Bending analysis of quasicrystal plates using adaptive radial basis function method

Abstract

A novel mesh-free kernel method is presented for solving function interpolation problems and partial differential equations (PDEs). Despite the simplicity and accuracy of the radial basis function (RBF) method, two main difficulties have been identified: the selection of the scale or shape parameter and the ill-conditioning issue. To address these challenges, an effective condition number (ECN) strategy is proposed for the scale parameter selection, utilizing the ill-conditioning issue to minimize errors. The study demonstrates that this method performs exceptionally well with severely ill-conditioned matrices, making it suitable challenging engineering problems.
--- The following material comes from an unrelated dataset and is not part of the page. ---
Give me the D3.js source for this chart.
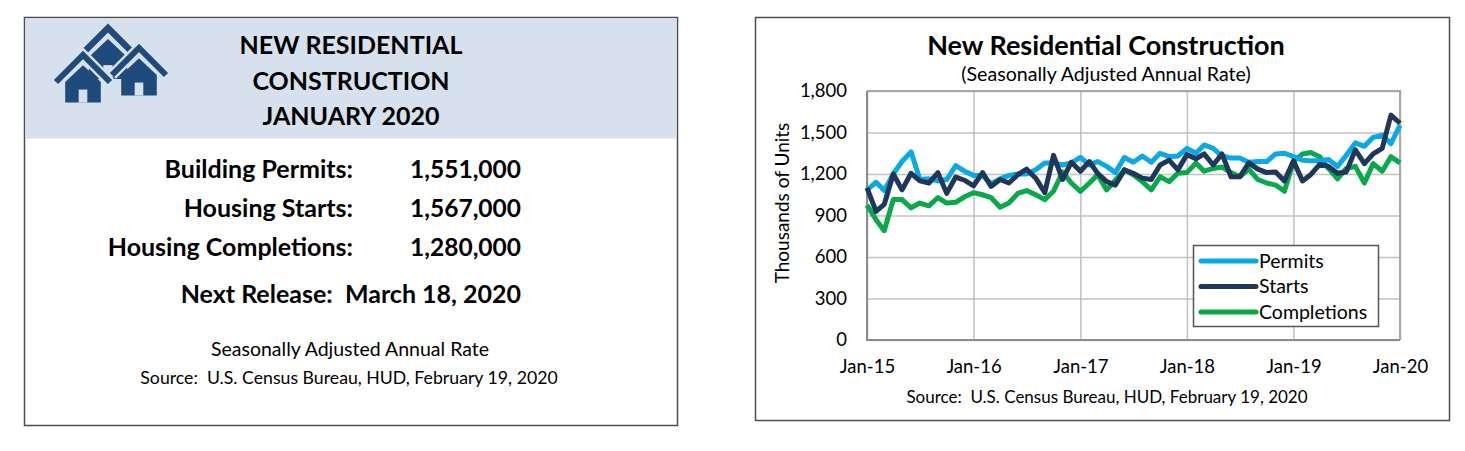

However, when the problem is severely ill-conditioned, an accurate and efficient method for determining the minimal singular values used in the ECN formulation is required. To tackle this, we utilize an efficient algorithm called minsv, which specifically computes the minimal singular value. The significance of accurately computing the smallest singular value is demonstrated through two interpolation examples, involving non-smooth and smooth test functions with various RBFs and data points. Furthermore, the RBF method is applied to solve a quasicrystal problem, which presents a challenging engineering problem with four unknown parameters, and excellent results are obtained. Finally, we illustrate that using MATLAB’s svd function can potentially produce completely incorrect minimal singular values.